In a heterogeneous patchy environment with regular dispersal such as the studied pool cluster, one might expect that the influx of maladapted genotypes would counteract the possibility of local adaptation. Still, the presented data indicate a good match between fairy shrimp life histories and local hydrological conditions despite high dispersal rates measured at the site notably via wind (Vanschoenwinkel et al. 2008). This could suggest that fairy shrimp eggs are either able to adequately respond to local conditions (phenotypic plasticity) or that gene flow is limited due to a low establishment success of incoming migrants adapted to other conditions (De Meester et al. 2002).

Egg bank size

Larger habitats typically house bigger populations due to a larger carrying capacity. The data, however, suggest that habitat size and habitat stability were relatively unimportant in determining size of dormant egg banks. Instead, vegetation cover emerged as the most important explanatory variable. The idea that vegetation could stabilise egg banks was proposed earlier by Brendonck and Riddoch (2000). In that study, a lower variance in egg densities was measured over a period of 4 years in pools with vegetation compared to pools without vegetation. Additional information was provided by Vanschoenwinkel et al. (2009b), who measured high dispersal rates, not only of resting eggs but also of resting egg bank fragments in this study system.

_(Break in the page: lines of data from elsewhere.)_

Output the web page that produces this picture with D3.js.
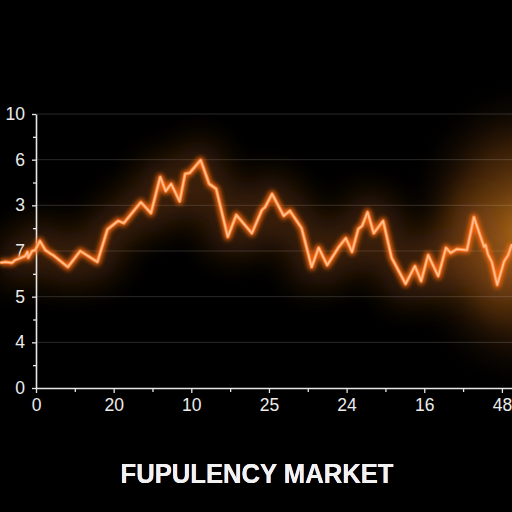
<!DOCTYPE html>
<html>
<head>
<meta charset="utf-8">
<script src="https://cdn.jsdelivr.net/npm/d3@7"></script>
<style>
  html, body { margin: 0; padding: 0; background: #000; }
  svg { display: block; }
  .tick text { font-family: "Liberation Sans", Arial, sans-serif; fill: #ececec; }
</style>
</head>
<body>
<svg id="chart" width="512" height="512"></svg>
<script>
// tick labels as printed on the picture (they are not in order)
var yLabels = ["0", "4", "5", "7", "3", "6", "10"]
var xLabels = ["0", "20", "10", "25", "24", "16", "48"]

// series, in axis units (one unit = one labelled tick)
var seriesX = [-0.46, -0.40, -0.31, -0.27, -0.21, -0.14, -0.11, -0.10, -0.05, -0.01, 0.05, 0.12, 0.18, 0.22,
  0.41, 0.57, 0.79, 0.92, 1.02, 1.06, 1.13, 1.35, 1.48, 1.60, 1.67, 1.74, 1.85, 1.92, 1.98,
  2.12, 2.23, 2.32, 2.47, 2.58, 2.78, 2.91, 2.95, 3.04, 3.19, 3.27, 3.42, 3.55, 3.64, 3.75,
  3.90, 3.99, 4.07, 4.15, 4.20, 4.27, 4.35, 4.47, 4.58, 4.76, 4.88, 4.96, 5.05, 5.18, 5.28,
  5.34, 5.42, 5.55, 5.64, 5.77, 5.79, 5.82, 5.87, 5.94, 6.03, 6.08, 6.13]
var seriesY = [2.74, 2.76, 2.74, 2.80, 2.84, 2.89, 2.98, 2.85, 3.00, 3.02, 3.22, 3.02, 2.95, 2.91,
  2.65, 3.00, 2.76, 3.47, 3.61, 3.66, 3.61, 4.07, 3.83, 4.62, 4.31, 4.47, 4.09, 4.69, 4.71,
  4.99, 4.47, 4.36, 3.31, 3.79, 3.39, 3.90, 3.96, 4.25, 3.77, 3.88, 3.50, 2.65, 3.07, 2.69,
  3.09, 3.28, 2.98, 3.48, 3.55, 3.85, 3.39, 3.66, 2.85, 2.28, 2.67, 2.34, 2.91, 2.45, 3.07,
  2.96, 3.04, 3.02, 3.74, 3.09, 3.13, 2.93, 2.76, 2.26, 2.78, 2.91, 3.15]

var title = "FUPULENCY MARKET"

var svg = d3.select("#chart")
var W = 512, H = 512
var m = { left: 36, top: 114, bottom: 388 }

var x = d3.scaleLinear().domain([0, 6.13]).range([m.left, W])
var y = d3.scaleLinear().domain([0, 6]).range([m.bottom, m.top])
var major = d3.range(0, 7)
var minor = d3.range(0.5, 6.5, 1)

var defs = svg.append("defs")
var hz = defs.append("radialGradient").attr("id", "haze")
hz.append("stop").attr("offset", "0%").attr("stop-color", "#d07e20").attr("stop-opacity", 0.85)
hz.append("stop").attr("offset", "55%").attr("stop-color", "#8a4a10").attr("stop-opacity", 0.4)
hz.append("stop").attr("offset", "100%").attr("stop-color", "#000").attr("stop-opacity", 0)
defs.append("filter").attr("id", "blurBig").attr("x", "-50%").attr("y", "-50%").attr("width", "200%").attr("height", "200%")
  .append("feGaussianBlur").attr("stdDeviation", 16)
defs.append("filter").attr("id", "blurMid").attr("x", "-20%").attr("y", "-20%").attr("width", "140%").attr("height", "140%")
  .append("feGaussianBlur").attr("stdDeviation", 2.2)
defs.append("filter").attr("id", "txtGlow")
  .append("feGaussianBlur").attr("stdDeviation", 0.6)

svg.append("rect").attr("width", W).attr("height", H).attr("fill", "#000")

// orange haze on the right side
svg.append("ellipse")
  .attr("cx", 522).attr("cy", 235).attr("rx", 125).attr("ry", 160)
  .attr("fill", "url(#haze)")

// grid
svg.append("g").selectAll("line")
  .data(major.slice(1))
  .join("line")
  .attr("x1", m.left).attr("x2", W)
  .attr("y1", d => y(d)).attr("y2", d => y(d))
  .attr("stroke", "#fff").attr("stroke-opacity", 0.16).attr("stroke-width", 1)

var line = d3.line()
  .x((d, i) => x(seriesX[i]))
  .y(d => y(d))
  .curve(d3.curveLinear)

// wide soft halo under the line
svg.append("path")
  .attr("d", line(seriesY))
  .attr("fill", "none")
  .attr("stroke", "#a85a14").attr("stroke-width", 40).attr("stroke-opacity", 0.35)
  .attr("stroke-linejoin", "round")
  .attr("filter", "url(#blurBig)")

// axes
function styleAxis(g) {
  g.select(".domain").attr("stroke", "#e6e6e6").attr("stroke-width", 1.6)
  g.selectAll(".tick line").attr("stroke", "#e6e6e6").attr("stroke-width", 1.3)
  g.selectAll(".tick text").attr("font-size", 17.5)
}

svg.append("g")
  .attr("transform", "translate(" + m.left + ",0)")
  .call(d3.axisLeft(y).tickValues(minor).tickSize(3).tickFormat(""))
  .call(g => g.select(".domain").remove())
  .call(styleAxis)
svg.append("g")
  .attr("transform", "translate(" + m.left + ",0)")
  .call(d3.axisLeft(y).tickValues(major).tickSizeInner(4).tickSizeOuter(0).tickPadding(7)
    .tickFormat((d, i) => yLabels[i]))
  .call(styleAxis)

svg.append("g")
  .attr("transform", "translate(0," + m.bottom + ")")
  .call(d3.axisBottom(x).tickValues(minor).tickSize(4).tickFormat(""))
  .call(g => g.select(".domain").remove())
  .call(styleAxis)
svg.append("g")
  .attr("transform", "translate(0," + m.bottom + ")")
  .call(d3.axisBottom(x).tickValues(major).tickSizeInner(5).tickSizeOuter(0).tickPadding(6)
    .tickFormat((d, i) => xLabels[i]))
  .call(styleAxis)

// glowing line
svg.append("path")
  .attr("d", line(seriesY))
  .attr("fill", "none")
  .attr("stroke", "#ff6a12").attr("stroke-width", 7).attr("stroke-opacity", 0.85)
  .attr("stroke-linejoin", "round")
  .attr("filter", "url(#blurMid)")
svg.append("path")
  .attr("d", line(seriesY))
  .attr("fill", "none")
  .attr("stroke", "#ff8a3a").attr("stroke-width", 3.2)
  .attr("stroke-linejoin", "round")
svg.append("path")
  .attr("d", line(seriesY))
  .attr("fill", "none")
  .attr("stroke", "#ffc49a").attr("stroke-width", 1.4)
  .attr("stroke-linejoin", "round")

// title
var tg = svg.append("g")
  .attr("font-family", "\"Liberation Sans\", Arial, sans-serif")
  .attr("font-weight", "bold").attr("font-size", 27)
  .attr("text-anchor", "middle")
tg.append("text")
  .attr("x", 257).attr("y", 483)
  .attr("textLength", 273).attr("lengthAdjust", "spacingAndGlyphs")
  .attr("fill", "#fff").attr("filter", "url(#txtGlow)")
  .text(title)
tg.append("text")
  .attr("x", 257).attr("y", 483)
  .attr("textLength", 273).attr("lengthAdjust", "spacingAndGlyphs")
  .attr("fill", "#f2f2f2")
  .text(title)
</script>
</body>
</html>
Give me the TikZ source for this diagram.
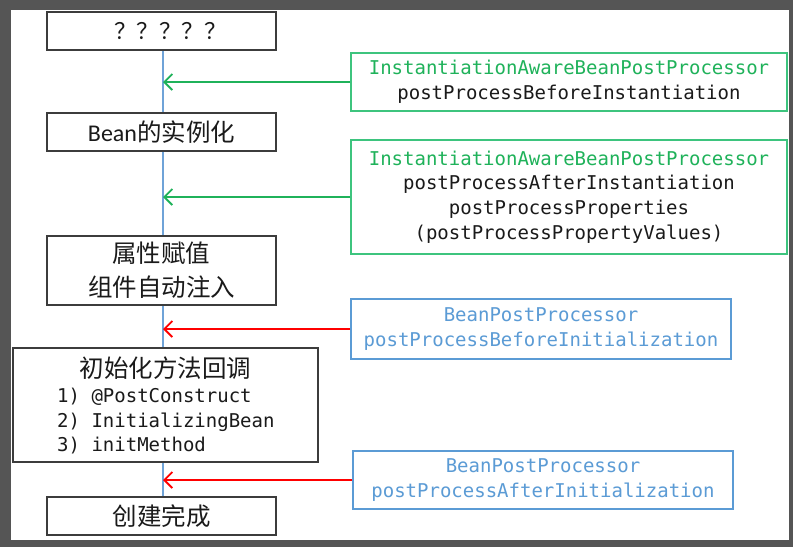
\documentclass[tikz,border=0pt]{standalone}
\usepackage{fontspec}
\usetikzlibrary{arrows.meta}
\newfontfamily\monof{DejaVu Sans Mono}
\newfontfamily\cjkf{Noto Sans CJK SC}
\newfontfamily\calf{Carlito}
\definecolor{framegray}{HTML}{555555}
\definecolor{boxline}{HTML}{3C3C3C}
\definecolor{grn}{HTML}{1FB25A}
\definecolor{grnline}{HTML}{3DC47E}
\definecolor{blu}{HTML}{5B9BD5}
\definecolor{spine}{HTML}{6FA3D8}
\definecolor{txt}{HTML}{1A1A1A}
\tikzset{
  stepbox/.style={draw=boxline, line width=1.4pt, fill=white, inner sep=0pt,
    minimum width=229pt, minimum height=38pt, text=txt},
  greenbox/.style={draw=grnline, line width=1.3pt, fill=white, inner sep=0pt,
    minimum width=436pt, align=center, font=\monof\fontsize{19}{24.6}\selectfont, text=txt},
  bluebox/.style={draw=blu, line width=1.3pt, fill=white, inner sep=0pt,
    minimum width=380pt, minimum height=58pt, align=center,
    font=\monof\fontsize{19}{24.6}\selectfont, text=blu},
  cjktext/.style={font=\cjkf\fontsize{24.5}{34}\selectfont, align=center},
  greenarrow/.style={draw=grn, line width=2pt, -{Straight Barb[length=8pt,width=16pt,line width=1.8pt]}},
  redarrow/.style={draw=red, line width=2pt, -{Straight Barb[length=8pt,width=16pt,line width=1.8pt]}},
}
\begin{document}
\begin{tikzpicture}[x=1pt,y=-1pt]
\fill[framegray] (0,0) rectangle (793,547);
\fill[white] (11,10) rectangle (789,540);
\useasboundingbox (0,0) rectangle (793,547);

\coordinate (top) at (163,50);
\coordinate (bot) at (163,497);
\draw[spine, line width=1.3pt] (top) -- (bot);

% left column
\node[stepbox] (b1) at (161.5,31) {\cjkf\fontsize{22.5}{26}\selectfont\kern18pt ？？？？？};
\node[stepbox] (b2) at (161.5,132) {\calf\fontsize{24}{28}\selectfont Bean\cjkf\fontsize{24.5}{28}\selectfont 的实例化};
\node[stepbox, minimum height=69pt, cjktext] (b3) at (161.5,270.5) {属性赋值\\组件自动注入};
\node[stepbox, minimum width=305pt, minimum height=114pt] (b4) at (165.5,405) {};
\node[cjktext, text=txt, inner sep=0pt] (b4t) at (165.5,368) {初始化方法回调};
\node[anchor=west, align=left, inner sep=0pt, text=txt, font=\monof\fontsize{19}{24.5}\selectfont] (b4l) at (57,421.5) {1) @PostConstruct\\2) InitializingBean\\3) initMethod};
\node[stepbox, cjktext] (b5) at (161.5,516) {创建完成};

% right column
\node[greenbox, minimum height=58pt] (g1) at (569,82)
  {\textcolor{grn}{InstantiationAwareBeanPostProcessor}\\postProcessBeforeInstantiation};
\node[greenbox, minimum height=114pt] (g2) at (569,197)
  {\textcolor{grn}{InstantiationAwareBeanPostProcessor}\\postProcessAfterInstantiation\\postProcessProperties\\(postProcessPropertyValues)};
\node[bluebox, minimum height=60pt] (p1) at (541,329)
  {BeanPostProcessor\\postProcessBeforeInitialization};
\node[bluebox] (p2) at (543,480)
  {BeanPostProcessor\\postProcessAfterInitialization};

% arrows
\draw[greenarrow] (g1.west) -- (g1.west -| top);
\draw[greenarrow] (g2.west) -- (g2.west -| top);
\draw[redarrow] (p1.west) -- (p1.west -| top);
\draw[redarrow] (p2.west) -- (p2.west -| top);
\end{tikzpicture}
\end{document}
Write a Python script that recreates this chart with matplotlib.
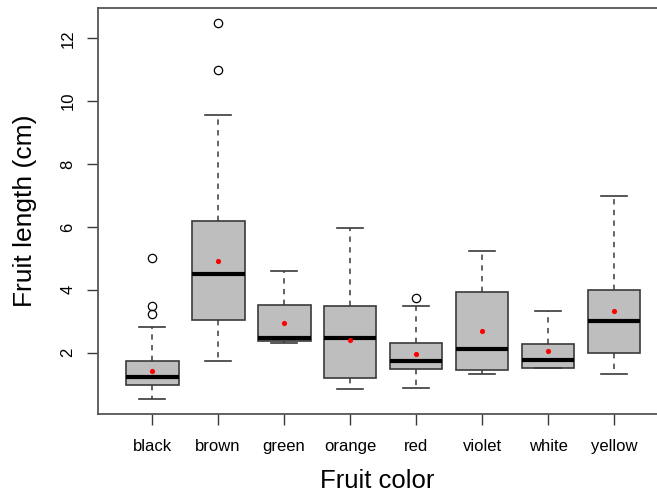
import matplotlib
matplotlib.use("Agg")
import matplotlib.pyplot as plt

plt.rcParams['font.family'] = ['Liberation Sans', 'DejaVu Sans']

categories = ['black', 'brown', 'green', 'orange', 'red', 'violet', 'white', 'yellow']
whisker_low = [0.53, 1.73, 2.32, 0.83, 0.87, 1.33, 1.52, 1.33]
quartile_1 = [0.98, 3.05, 2.38, 1.18, 1.48, 1.45, 1.52, 2.00]
median = [1.22, 4.50, 2.48, 2.48, 1.73, 2.12, 1.78, 3.00]
quartile_3 = [1.73, 6.20, 3.53, 3.47, 2.32, 3.93, 2.27, 3.98]
whisker_high = [2.83, 9.55, 4.60, 5.98, 3.47, 5.24, 3.33, 7.00]
mean = [1.43, 4.93, 2.95, 2.40, 1.96, 2.69, 2.04, 3.32]
outliers = [[5.0, 3.47, 3.24], [12.5, 11.0], [], [], [3.73], [], [], []]
y_ticks = [2, 4, 6, 8, 10, 12]

W, H = 657, 496
fig = plt.figure(figsize=(W / 100, H / 100), dpi=100)
left, right, bottom, top = 97.5, 657, 496 - 413.7, 496 - 7.5
ax = fig.add_axes([left / W, bottom / H, (right - left) / W, (top - bottom) / H])

stats = []
for i, name in enumerate(categories):
    stats.append(dict(label=name, whislo=whisker_low[i], q1=quartile_1[i],
                      med=median[i], q3=quartile_3[i], whishi=whisker_high[i],
                      fliers=outliers[i]))

edge = '#3a3a3a'
positions = list(range(1, len(categories) + 1))
ax.bxp(stats, positions=positions, widths=0.8, patch_artist=True,
       boxprops=dict(facecolor='#bebebe', edgecolor=edge, linewidth=1.2),
       medianprops=dict(color='black', linewidth=3.0, solid_capstyle='butt'),
       whiskerprops=dict(color=edge, linewidth=1.1, linestyle=(0, (3.5, 3.5))),
       capprops=dict(color=edge, linewidth=1.2),
       capwidths=0.4,
       flierprops=dict(marker='o', markerfacecolor='none', markeredgecolor='black',
                       markersize=6, markeredgewidth=0.9),
       showfliers=True)

ax.scatter(positions, mean, s=14, color='red', zorder=5, linewidths=0)

ax.set_xlim(0.172, 8.651)
ax.set_ylim(0.06, 12.98)
ax.set_yticks(y_ticks)
ax.set_yticklabels([str(t) for t in y_ticks], rotation=90, va='center', fontsize=12)
ax.set_xticks(positions)
ax.set_xticklabels(categories, fontsize=12)
ax.tick_params(axis='both', direction='out', length=8, width=1.0, color=edge,
               labelcolor='black')
ax.tick_params(axis='x', pad=10)
ax.tick_params(axis='y', pad=8)

for side in ['left', 'bottom', 'top']:
    ax.spines[side].set_color('#555555')
    ax.spines[side].set_linewidth(1.3)
ax.spines['right'].set_visible(False)

ax.set_xlabel('Fruit color', fontsize=18.5, labelpad=11)
ax.set_ylabel('Fruit length (cm)', fontsize=19, labelpad=17)

fig.savefig('out.png', dpi=100)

The authors also hinted at the potential of aquatic vegetation to decrease wind erosion of the egg bank. The current results thus support this hypothesis. Mass movement of resting eggs and sediment via wind may explain why aquatic vegetation that forms a protective crust during the dry periods may be more important in determining egg bank size than basin size or hydroregime. Fairy shrimp egg bank densities were quite variable but, with exception of the highly exposed unvegetated pools that sometimes only held a couple of hundred eggs, recorded densities fell within the range of 10³–105 eggs per m², which is typical for freshwater zooplankton (Brendonck and De Meester 2003). Using an experimental vacuum cleaner, Graham and Wirth (2008) showed that large branchiopod eggs from dry potholes in Utah (USA) are more easily picked up by wind from disturbed than from undisturbed egg banks. In disturbing the protective crust, human activities therefore could adversely affect populations of temporary pool invertebrates including fairy shrimp, which for their survival are highly dependent on the buffering capacity of the dormant egg bank. Many inselbergs, notably in Southern Africa and Australia, but also rock pools in other areas such as the potholes on the sandstone flats in Utah are popular tourist destinations; and in some cases, hiking trails and four by four tracks pass right through pool sites damaging the egg banks (Graham and Wirth 2008; Vanschoenwinkel personal observation). Conservation managers should therefore consider better regulating these activities.